Lovell Construction Co. Inc.
Our team at Lovell Construction was called in to pour a new sidewalk. We started by grading the land so we would have a leveled area to work with. We then needed to frame the section where we would be pouring concrete. The frame is created by placing wood around the perimeter of the pour. It shapes the sidewalk and prevents concrete from spilling over. The metal grid you see within the frame is rebar. Rebar (Reinforcing Bar) will strengthen the sidewalk, prevent large cracks, and extend the life of the sidewalk. We had to cut and shape the rebar to fit our needs where the sidewalk curves.
All of these steps and preparations need to be taken care of before the cement truck arrives; you won’t have time to do it once the pouring starts. Stopping the pour can lead to part of it drying out before the rest is poured. This leads to layers of concrete instead of one solid slab; layers will weaken the sidewalk.
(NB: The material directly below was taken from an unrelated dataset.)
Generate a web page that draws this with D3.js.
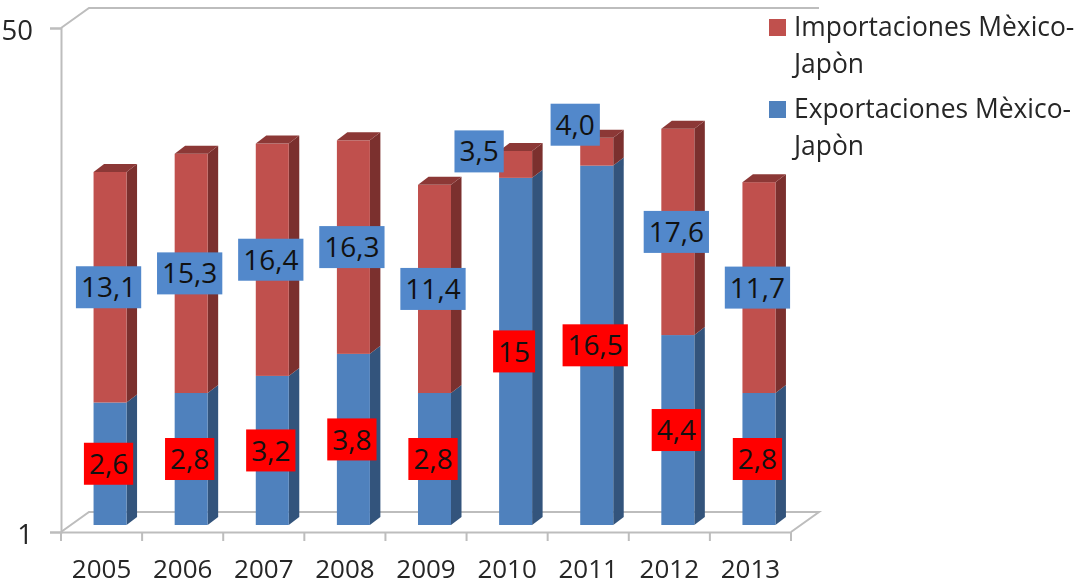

Once the cement is poured we acted quickly to disperse it throughout the framed area. We used wood and metal straightedges to screed the concrete. Screeding is the process of removing excess concrete and bringing the slab to its proper grade/level. As you can see, we are constantly checking to make sure everything is leveled.
Have you ever wondered why sidewalks are broken up into sections? Is there a purpose for those lines? Yes! They’re called control joints. This gives the concrete room to expand and contract. It reduces random cracking at the surface as shrinkage occurs. A final pass over of the surface of the sidewalk gives a textured feel to it. This is a safety measure that gives the surface a slightly rough finish so it won’t be slippery in inclement weather.